## GOAL:
Identify each line containing the word "script" and copy it.

## Stored data:
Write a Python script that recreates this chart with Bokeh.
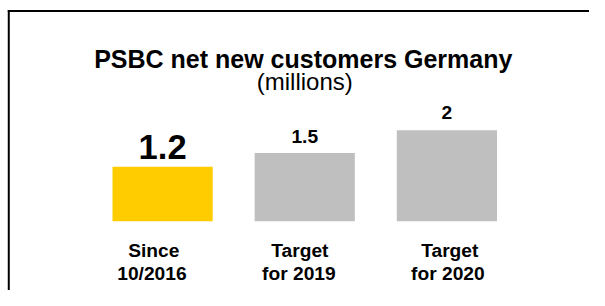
from bokeh.plotting import figure
from bokeh.models import ColumnDataSource, Range1d
from bokeh.core.properties import value
from bokeh.embed import file_html
from bokeh.resources import INLINE

# ---- data ----
categories = ["Since\n10/2016", "Target\nfor 2019", "Target\nfor 2020"]
values = [1.2, 1.5, 2]
value_labels = ["1.2", "1.5", "2"]
title_text = "PSBC net new customers Germany"
subtitle_text = "(millions)"

# ---- layout / styles (reference is 605x306, drawn into 589x290) ----
W, H = 589, 290
SX, SY = W / 605.0, H / 306.0
FS = (SX + SY) / 2.0

bar_colors = ["#FFCC00", "#BFBFBF", "#BFBFBF"]
value_sizes = ["%.1fpx" % (36 * FS), "%.1fpx" % (20 * FS), "%.1fpx" % (20 * FS)]
value_yoff = [-21 * SY, -18 * SY, -19 * SY]
cat_xoff1 = [-9 * SX, -5 * SX, 3 * SX]
cat_xoff2 = [-11 * SX, -6 * SX, 1 * SX]
FONT = value("Liberation Sans")

PX_PER_CAT = 146.0
PX_PER_UNIT = 48.0
BASE_REF_Y = 233.0
X0_REF = 166.5


def xd(px):
    return (px - X0_REF) / PX_PER_CAT


def yd(py):
    return (BASE_REF_Y - py) / PX_PER_UNIT


p = figure(width=W, height=H, output_backend="svg", toolbar_location=None,
           x_range=Range1d(xd(0), xd(605)), y_range=Range1d(yd(306), yd(0)),
           min_border=0)
p.axis.visible = False
p.grid.visible = False
p.outline_line_color = None
p.background_fill_color = "white"
p.border_fill_color = "white"

idx = list(range(len(categories)))

p.vbar(x=idx, top=values, bottom=0, width=0.705, fill_color=bar_colors, line_color=None)

vsrc = ColumnDataSource(dict(x=idx, y=values, text=value_labels, size=value_sizes, yoff=value_yoff))
p.text(x="x", y="y", text="text", source=vsrc, text_font_size="size", y_offset="yoff",
       text_align="center", text_baseline="alphabetic", text_font=FONT,
       text_font_style="bold", text_color="black")

line1 = [c.split("\n")[0] for c in categories]
line2 = [c.split("\n")[1] for c in categories]
c1 = ColumnDataSource(dict(x=idx, y=[yd(263.3)] * len(idx), text=line1, xo=cat_xoff1))
c2 = ColumnDataSource(dict(x=idx, y=[yd(288.3)] * len(idx), text=line2, xo=cat_xoff2))
for src in (c1, c2):
    p.text(x="x", y="y", text="text", source=src, x_offset="xo",
           text_font_size="%.1fpx" % (20 * FS),
           text_align="center", text_baseline="alphabetic", text_font=FONT,
           text_font_style="bold", text_color="black")

p.text(x=[xd(311)], y=[yd(61.5)], text=[title_text], text_font_size="%.1fpx" % (26 * FS),
       text_align="center", text_baseline="alphabetic", text_font=FONT,
       text_font_style="bold", text_color="black")
p.text(x=[xd(312.5)], y=[yd(85)], text=[subtitle_text], text_font_size="%.1fpx" % (25 * FS),
       text_align="center", text_baseline="alphabetic", text_font=FONT,
       text_color="black")

# frame border (cropped box: only top and left edges visible)
p.line(x=[xd(8.5), xd(8.5)], y=[yd(10), yd(330)], line_color="black", line_width=2)
p.line(x=[xd(7.5), xd(640)], y=[yd(11), yd(11)], line_color="black", line_width=2)

open("out.html", "w").write(file_html(p, INLINE))
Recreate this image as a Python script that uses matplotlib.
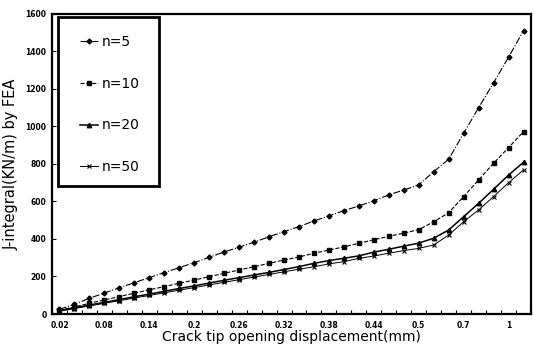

## EXERCISE OUTPUT:
Write a Python script that recreates this chart with Bokeh.
Recreate this image as a Python script that uses matplotlib.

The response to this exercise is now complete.